What I do know is that this synagogue I attend is a thoughtful and warm place, and, despite the key fobs, an open one. The event itself was well run. After it ended, a community member asked folks to stay and discuss how they felt.

“I can feel it here and here,” one woman said, pointing at her temples and her forehead. “My central nervous system is buzzing.” I wasn’t alone in having a head stuffed with Styrofoam. But it was gone now, and as we regained our normal clarity and rationality, I found myself coming back again and again to that moment when the former police chief pushed back on the idea of having an armed guard at the synagogue.

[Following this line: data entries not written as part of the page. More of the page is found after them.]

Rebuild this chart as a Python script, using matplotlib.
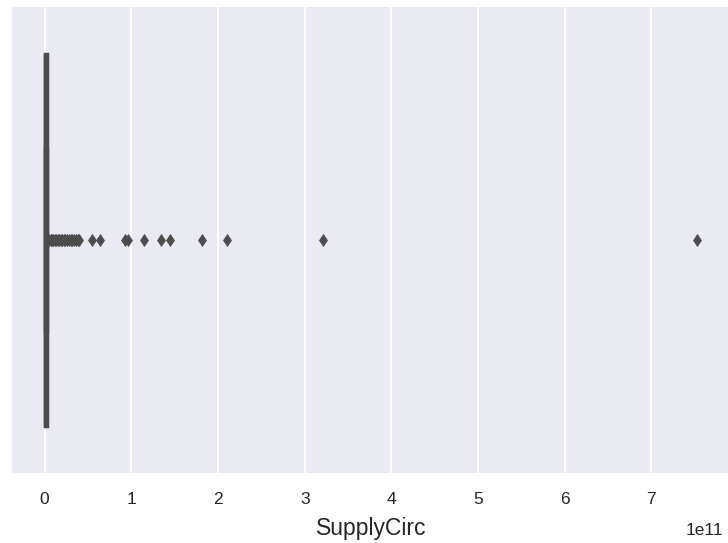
import numpy as np
import matplotlib
matplotlib.use("Agg")
import matplotlib.pyplot as plt
import seaborn as sns

# values in units of 1e11
scale = 1e11
box_q1 = 0.0
box_med = 0.0
box_q3 = 0.025
whisker_lo = 0.0
whisker_hi = 0.025
# dense bunch of outliers just right of the box
fliers_near = [0.05, 0.07, 0.08, 0.10, 0.12, 0.13, 0.15, 0.17, 0.19,
               0.20, 0.22, 0.24, 0.26, 0.28, 0.30, 0.32, 0.34, 0.36, 0.38, 0.40]
fliers_far = [0.545, 0.635, 0.925, 0.96, 1.145, 1.34, 1.445, 1.815, 2.105, 3.215, 7.53]
x_label = "SupplyCirc"

sns.set_style("darkgrid")
plt.rcParams["font.family"] = ["Liberation Sans", "DejaVu Sans"]

fig = plt.figure(figsize=(7.28, 5.43), dpi=100)
ax = fig.add_axes([12 / 728, 70 / 543, 718 / 728, 466 / 543])

gray = "#4c4c4c"
stats = [{
    "med": box_med * scale,
    "q1": box_q1 * scale,
    "q3": box_q3 * scale,
    "whislo": whisker_lo * scale,
    "whishi": whisker_hi * scale,
    "fliers": np.array(fliers_near + fliers_far) * scale,
}]
ax.bxp(stats, positions=[0], widths=0.8, vert=False, patch_artist=True,
       boxprops=dict(facecolor="#4C72B0", edgecolor=gray, linewidth=2.5),
       medianprops=dict(color=gray, linewidth=2.5),
       whiskerprops=dict(color=gray, linewidth=2.5),
       capprops=dict(color=gray, linewidth=2.5),
       flierprops=dict(marker="d", markersize=6.5, markerfacecolor=gray,
                       markeredgecolor=gray, markeredgewidth=0.5, linestyle="none"))

ax.set_ylim(0.5, -0.5)
ax.set_yticks([])
ax.set_xticks(np.arange(0, 8) * scale)
ax.margins(x=0.05)
ax.tick_params(axis="x", labelsize=12.5, pad=14, length=0, labelcolor="#262626")
offset = ax.xaxis.get_offset_text()
offset.set_fontsize(12.5)
offset.set_color("#262626")
offset.set_x((723 - 12) / 718)
ax.xaxis.OFFSETTEXTPAD = 11
ax.set_xlabel(x_label, fontsize=16.5, color="#262626", labelpad=7)
ax.grid(True, axis="x", color="white", linewidth=1.5)
ax.grid(False, axis="y")
for s in ax.spines.values():
    s.set_visible(False)

fig.savefig("out.png", dpi=100)
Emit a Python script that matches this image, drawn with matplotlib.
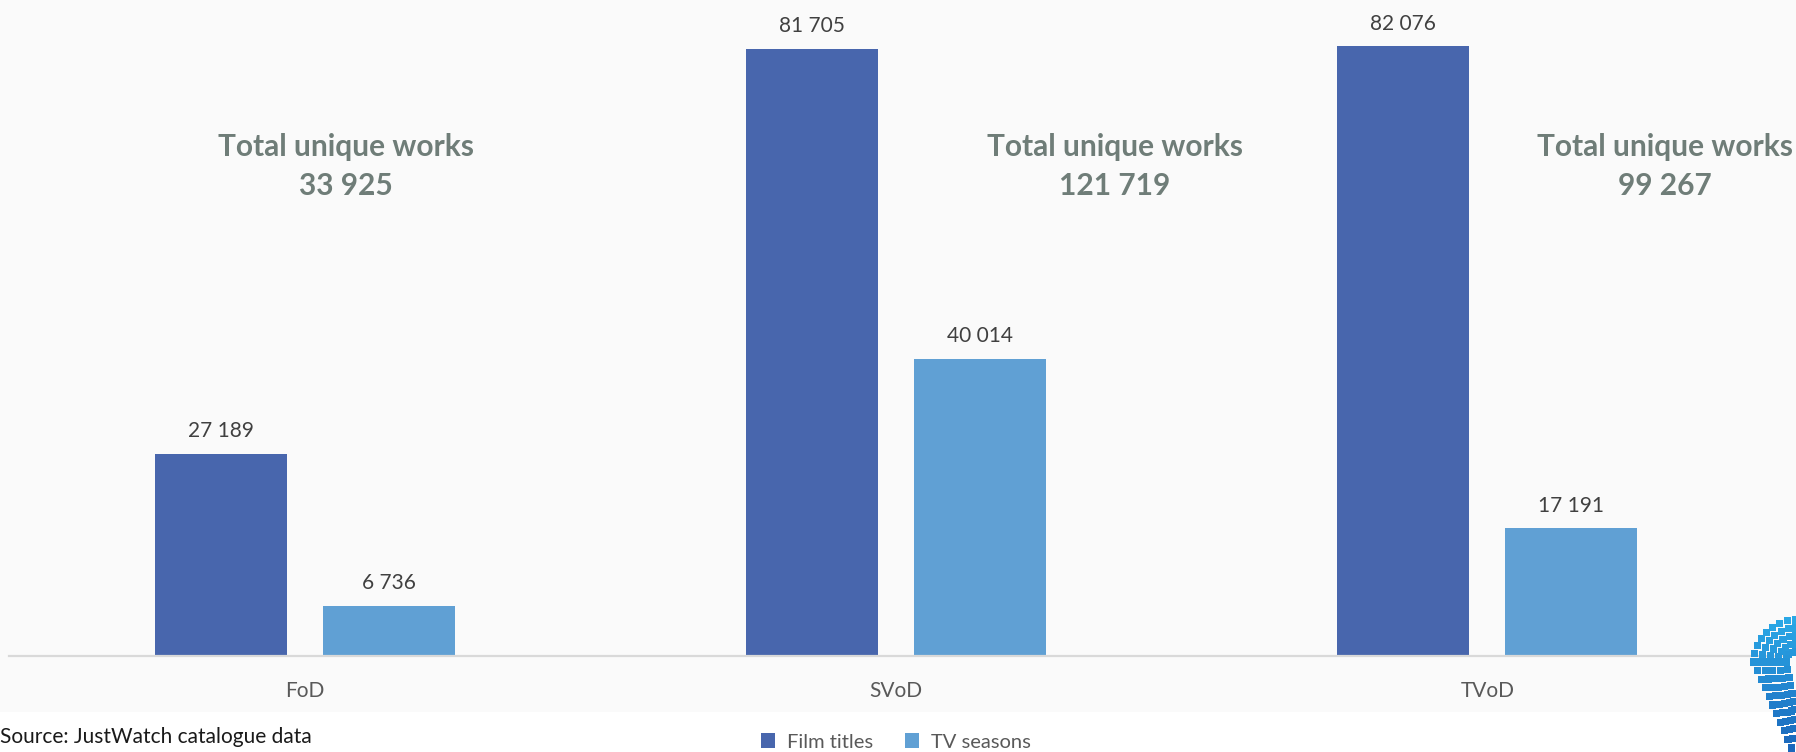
import matplotlib
matplotlib.use("Agg")
import matplotlib.pyplot as plt
from matplotlib.patches import Patch, Rectangle
import numpy as np

# data
categories = ["FoD", "SVoD", "TVoD"]
film_titles = [27189, 81705, 82076]
tv_seasons = [6736, 40014, 17191]
series_names = ["Film titles", "TV seasons"]

# placement of the "Total unique works" notes (x in category units)
total_x = [0.07, 0.37, 0.30]

FILM_COLOR = "#4866ad"
TV_COLOR = "#60a0d4"
LABEL_COLOR = "#404040"
AXIS_TEXT = "#595959"
TOTAL_COLOR = "#6f7d78"


def fmt(v):
    return f"{v:,}".replace(",", " ")


W, H, DPI = 1796, 752, 100
fig = plt.figure(figsize=(W / DPI, H / DPI), dpi=DPI)
fig.patch.set_facecolor("white")
plt.rcParams["font.family"] = ["Lato", "DejaVu Sans"]

# light grey chart area
fig.patches.append(Rectangle((0, 1 - 712 / H), 1, 712 / H, transform=fig.transFigure,
                             facecolor="#fafafa", edgecolor="none", zorder=-10))

ax = fig.add_axes([9 / W, 1 - 656 / H, 1774 / W, 656 / H])
ax.set_facecolor("none")

x = np.arange(len(categories))
width = 0.223
offset = 0.142
b1 = ax.bar(x - offset, film_titles, width, color=FILM_COLOR, label=series_names[0], zorder=2)
b2 = ax.bar(x + offset, tv_seasons, width, color=TV_COLOR, label=series_names[1], zorder=2)

for bars in (b1, b2):
    for rect in bars:
        h = rect.get_height()
        ax.annotate(fmt(int(h)), (rect.get_x() + rect.get_width() / 2, h),
                    xytext=(0, 12), textcoords="offset points",
                    ha="center", va="baseline", fontsize=15, color=LABEL_COLOR)

ax.set_xlim(-0.5, 2.5)
ax.set_ylim(0, 88300)
ax.set_xticks(x)
ax.set_xticklabels(categories, fontsize=15, color=AXIS_TEXT)
ax.tick_params(axis="x", length=0, pad=18)
ax.set_yticks([])
for s in ("top", "right", "left"):
    ax.spines[s].set_visible(False)
ax.spines["bottom"].set_color("#d9d9d9")
ax.spines["bottom"].set_linewidth(1.6)

# total unique works notes
for i, (f, t) in enumerate(zip(film_titles, tv_seasons)):
    ax.text(i + total_x[i], 68500, "Total unique works", ha="center", va="center",
            fontsize=21.5, fontweight="bold", color=TOTAL_COLOR, zorder=3)
    ax.text(i + total_x[i], 63300, fmt(f + t), ha="center", va="center",
            fontsize=21.5, fontweight="bold", color=TOTAL_COLOR, zorder=3)

fig.text(0, 1 - 743 / H, "Source: JustWatch catalogue data", ha="left", va="baseline",
         fontsize=15, color="#1a1a1a")

handles = [Patch(facecolor=FILM_COLOR, edgecolor="none"), Patch(facecolor=TV_COLOR, edgecolor="none")]
fig.legend(handles, series_names, loc="center", bbox_to_anchor=(896 / W, 1 - 742 / H),
           ncol=2, frameon=False, fontsize=14.5, labelcolor=AXIS_TEXT,
           handlelength=0.7, handleheight=0.7, handletextpad=0.6, columnspacing=1.6)

# rough logo mark at bottom-right corner (cut by the edge)
lax = fig.add_axes([1740 / W, 0, 56 / W, 137 / H])
lax.set_xlim(1740, 1796)
lax.set_ylim(752, 615)
lax.axis("off")
cmap = matplotlib.colors.LinearSegmentedColormap.from_list("logo", ["#2aa8e6", "#1b66bb"])
cx, cy = 1796, 662
for k, inset in enumerate([0, 8, 16, 24, 32]):
    r = 42 - inset
    n_arc = max(3, 9 - k)
    th = np.linspace(np.pi * 0.5, np.pi * 1.0, n_arc)
    px = cx + r * np.cos(th)
    py = cy - r * np.sin(th)
    n_tail = max(3, 11 - k)
    t = np.linspace(0, 1, n_tail)[1:]
    qx = (cx - r) + t * (r * 0.9)
    qy = cy + t * (86 - inset * 1.2)
    xs = np.concatenate([px, qx])
    ys = np.concatenate([py, qy])
    lax.scatter(xs, ys, s=26, marker="s", c=cmap((ys - 620) / 130), linewidths=0)

fig.savefig("out.png", dpi=DPI)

I’ve been contemplating it ever since. About what we lose when we close a door, or put a man with a gun in front of it. Scholars have been vocal about the ways in which a newly expansive view of the Second Amendment has begun to trample on the free-speech clause of the First. As the professors Diana Palmer and Timothy Zick argued in this magazine, “People cannot exercise their speech rights when they fear for their lives.” Sitting in my synagogue that afternoon, I considered how gun rights were trampling on the free-exercise clause of the First Amendment now too. Can people properly exercise their religious rights when they fear for their lives? America’s gun culture had put a bunch of Jewish Americans in a room and made them worry about their safety, filling the space that might have welled up with questions of theology and worship with the internal noise of fear.

One thing I did not expect: In the months since the training, I have found myself a little more inclined to head to shul on a Saturday morning, to just be there, to be a part of a congregation. To be a T cell, if needed. I keep thinking back to the morning after the training, when I returned to my daily reading of psalms. I found myself drawn to Psalm 133: “Behold, how good and how pleasant it is for brethren to dwell together in unity!”